INFORMATION PROVIDED:
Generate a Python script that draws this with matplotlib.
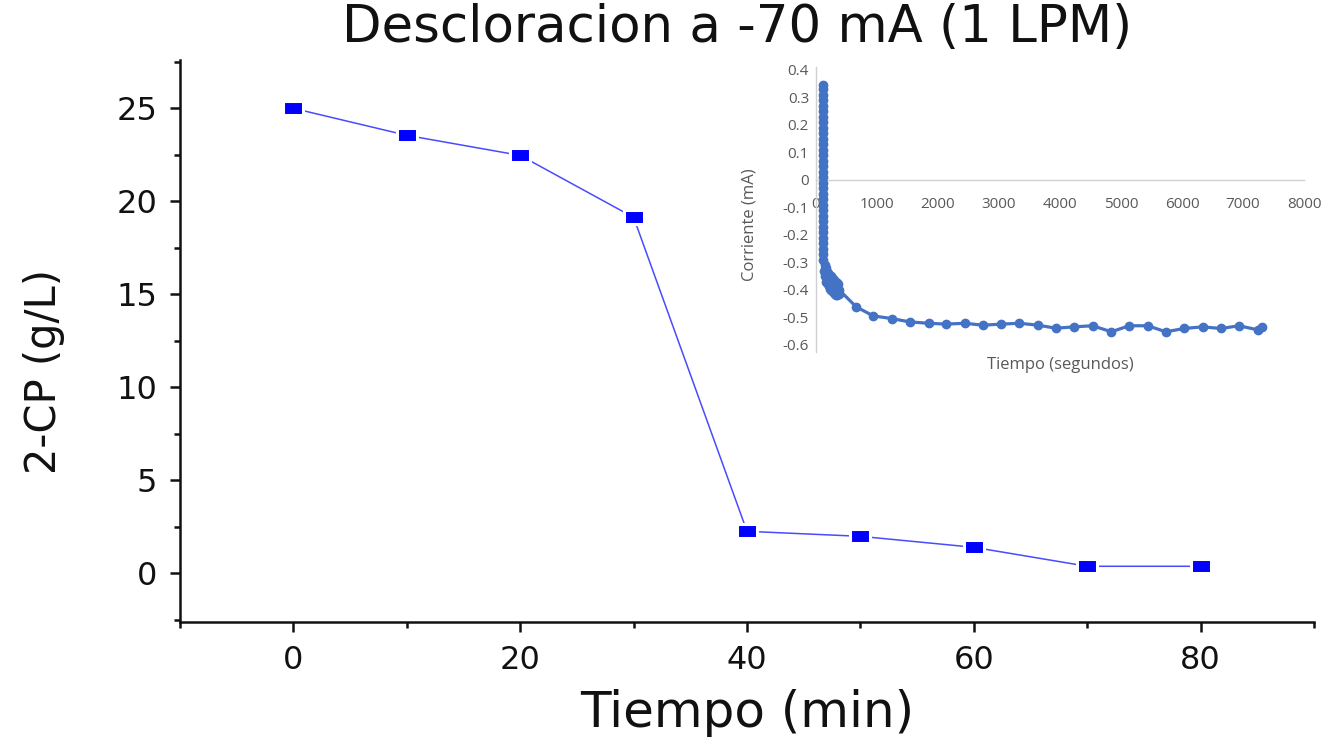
import matplotlib
matplotlib.use("Agg")
import matplotlib.pyplot as plt
from matplotlib.ticker import MultipleLocator, FuncFormatter

# 2-CP concentration during dechlorination
tiempo_min = [0, 10, 20, 30, 40, 50, 60, 70, 80]
cp_gL = [25.0, 23.55, 22.47, 19.14, 2.26, 1.99, 1.40, 0.38, 0.38]

# current recorded during the run (inset)
tiempo_s = [110, 110, 110, 110, 111, 111, 111, 111, 111, 112, 112, 112, 112,
            112, 113, 113, 113, 113, 113, 114, 114, 114, 114, 115, 115, 115,
            116, 116, 117, 117, 118, 119,
            120, 130, 140, 150, 160, 170, 180, 190, 200, 210, 220, 230, 240,
            250, 260, 270, 280, 290, 300, 310, 320, 330, 340, 350, 360, 370,
            380,
            658, 935, 1243, 1538, 1846, 2135, 2443, 2738, 3040, 3335, 3643,
            3932, 4228, 4535, 4843, 5132, 5440, 5735, 6031, 6338, 6640, 6935,
            7243, 7305]
corriente_mA = [0.345, 0.33, 0.31, 0.29, 0.27, 0.25, 0.23, 0.21, 0.19, 0.17,
                0.15, 0.13, 0.11, 0.09, 0.07, 0.05, 0.03, 0.01, -0.01, -0.03,
                -0.05, -0.07, -0.09, -0.11, -0.13, -0.15, -0.17, -0.19,
                -0.21, -0.23, -0.25, -0.27,
                -0.29, -0.33, -0.31, -0.35, -0.32, -0.37, -0.335, -0.38,
                -0.34, -0.385, -0.345, -0.395, -0.35, -0.40, -0.355, -0.405,
                -0.36, -0.41, -0.365, -0.415, -0.37, -0.42, -0.375, -0.42,
                -0.38, -0.415, -0.40,
                -0.461, -0.494, -0.504, -0.516, -0.521, -0.524, -0.521,
                -0.528, -0.524, -0.521, -0.528, -0.539, -0.534, -0.530,
                -0.552, -0.530, -0.530, -0.552, -0.540, -0.534, -0.540,
                -0.530, -0.545, -0.533]

W, H = 1338, 744
fig = plt.figure(figsize=(W / 100, H / 100), dpi=100)

main_font = "DejaVu Sans"
ink = "#111111"
ax = fig.add_axes([180 / W, 1 - 621.7 / H, (1314 - 180) / W, (621.7 - 60) / H])

# wide rectangular marker
rect = [(-1.5, -1), (1.5, -1), (1.5, 1), (-1.5, 1), (-1.5, -1)]
ax.plot(tiempo_min, cp_gL, color="#4a4aff", lw=1.1, zorder=2)
ax.plot(tiempo_min, cp_gL, ls="none", marker=rect, markersize=15,
        markerfacecolor="#0000ff", markeredgecolor="white",
        markeredgewidth=2.2, zorder=3)

ax.set_xlim(-10, 90)
ax.set_ylim(-2.6, 27.6)
ax.xaxis.set_major_locator(MultipleLocator(20))
ax.xaxis.set_minor_locator(MultipleLocator(10))
ax.yaxis.set_major_locator(MultipleLocator(5))
ax.yaxis.set_minor_locator(MultipleLocator(2.5))
for s in ("top", "right"):
    ax.spines[s].set_visible(False)
for s in ("left", "bottom"):
    ax.spines[s].set_linewidth(1.8)
    ax.spines[s].set_color(ink)
ax.tick_params(which="major", direction="out", length=7.5, width=1.8,
               labelsize=23, pad=9, color=ink)
ax.tick_params(which="minor", direction="out", length=4, width=1.8, color=ink)
for lab in ax.get_xticklabels() + ax.get_yticklabels():
    lab.set_fontfamily(main_font)
    lab.set_color(ink)

fig.text(737 / W, 1 - 28 / H, "Descloracion a -70 mA (1 LPM)", ha="center",
         va="center", fontsize=37, family=main_font, color=ink)
fig.text(747 / W, 1 - 713 / H, "Tiempo (min)", ha="center", va="center",
         fontsize=36, family=main_font, color=ink)
fig.text(44 / W, 1 - 372 / H, "2-CP (g/L)", ha="center", va="center",
         rotation=90, fontsize=30, family=main_font, color=ink)

# inset: current vs time
gray = "#595959"
inset_font = "Open Sans"
x0, x1 = 816, 1304
y_top, y_bot = 70, 345
ax2 = fig.add_axes([x0 / W, 1 - y_bot / H, (x1 - x0) / W, (y_bot - y_top) / H])
ax2.set_facecolor("none")
ax2.plot(tiempo_s, corriente_mA, color="#4472c4", lw=2.3, marker="o",
         markersize=6, markerfacecolor="#4472c4", markeredgecolor="#4472c4",
         zorder=3, clip_on=False)
ax2.set_xlim(0, 8000)
ax2.set_ylim(-0.6, 0.4)
ax2.xaxis.set_major_locator(MultipleLocator(1000))
ax2.yaxis.set_major_locator(MultipleLocator(0.1))
ax2.spines["top"].set_visible(False)
ax2.spines["right"].set_visible(False)
ax2.spines["bottom"].set_position(("data", 0))
ax2.spines["bottom"].set_color("#d0d0d0")
ax2.spines["left"].set_color("#d0d0d0")
ax2.spines["bottom"].set_linewidth(1.0)
ax2.spines["left"].set_linewidth(1.0)
ax2.spines["left"].set_bounds(-0.625, 0.41)
ax2.tick_params(axis="y", length=0, labelsize=11, labelcolor=gray, pad=5)
ax2.tick_params(axis="x", length=0, labelsize=11, labelcolor=gray, pad=12)
ax2.yaxis.set_major_formatter(FuncFormatter(
    lambda v, p: "0" if abs(v) < 1e-9 else f"{v:.1f}"))
ax2.xaxis.set_major_formatter(FuncFormatter(lambda v, p: f"{v:.0f}"))
for lab in ax2.get_xticklabels() + ax2.get_yticklabels():
    lab.set_fontfamily(inset_font)
ax2.set_xlabel("Tiempo (segundos)", fontsize=12, color=gray,
               family=inset_font, labelpad=0)
ax2.xaxis.set_label_coords(0.5, -0.045)
ax2.set_ylabel("Corriente (mA)", fontsize=12, color=gray,
               family=inset_font)
ax2.yaxis.set_label_coords(-0.12, 0.436)

fig.savefig("out.png", dpi=100)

EXERCISE: Each line from the top of the material through the line containing "-0.530, -0.545, -0.533]" should be reproduced exactly; please drop any images.

ANSWER FOR THE TASK:
Generate a Python script that draws this with matplotlib.
import matplotlib
matplotlib.use("Agg")
import matplotlib.pyplot as plt
from matplotlib.ticker import MultipleLocator, FuncFormatter

# 2-CP concentration during dechlorination
tiempo_min = [0, 10, 20, 30, 40, 50, 60, 70, 80]
cp_gL = [25.0, 23.55, 22.47, 19.14, 2.26, 1.99, 1.40, 0.38, 0.38]

# current recorded during the run (inset)
tiempo_s = [110, 110, 110, 110, 111, 111, 111, 111, 111, 112, 112, 112, 112,
            112, 113, 113, 113, 113, 113, 114, 114, 114, 114, 115, 115, 115,
            116, 116, 117, 117, 118, 119,
            120, 130, 140, 150, 160, 170, 180, 190, 200, 210, 220, 230, 240,
            250, 260, 270, 280, 290, 300, 310, 320, 330, 340, 350, 360, 370,
            380,
            658, 935, 1243, 1538, 1846, 2135, 2443, 2738, 3040, 3335, 3643,
            3932, 4228, 4535, 4843, 5132, 5440, 5735, 6031, 6338, 6640, 6935,
            7243, 7305]
corriente_mA = [0.345, 0.33, 0.31, 0.29, 0.27, 0.25, 0.23, 0.21, 0.19, 0.17,
                0.15, 0.13, 0.11, 0.09, 0.07, 0.05, 0.03, 0.01, -0.01, -0.03,
                -0.05, -0.07, -0.09, -0.11, -0.13, -0.15, -0.17, -0.19,
                -0.21, -0.23, -0.25, -0.27,
                -0.29, -0.33, -0.31, -0.35, -0.32, -0.37, -0.335, -0.38,
                -0.34, -0.385, -0.345, -0.395, -0.35, -0.40, -0.355, -0.405,
                -0.36, -0.41, -0.365, -0.415, -0.37, -0.42, -0.375, -0.42,
                -0.38, -0.415, -0.40,
                -0.461, -0.494, -0.504, -0.516, -0.521, -0.524, -0.521,
                -0.528, -0.524, -0.521, -0.528, -0.539, -0.534, -0.530,
                -0.552, -0.530, -0.530, -0.552, -0.540, -0.534, -0.540,
                -0.530, -0.545, -0.533]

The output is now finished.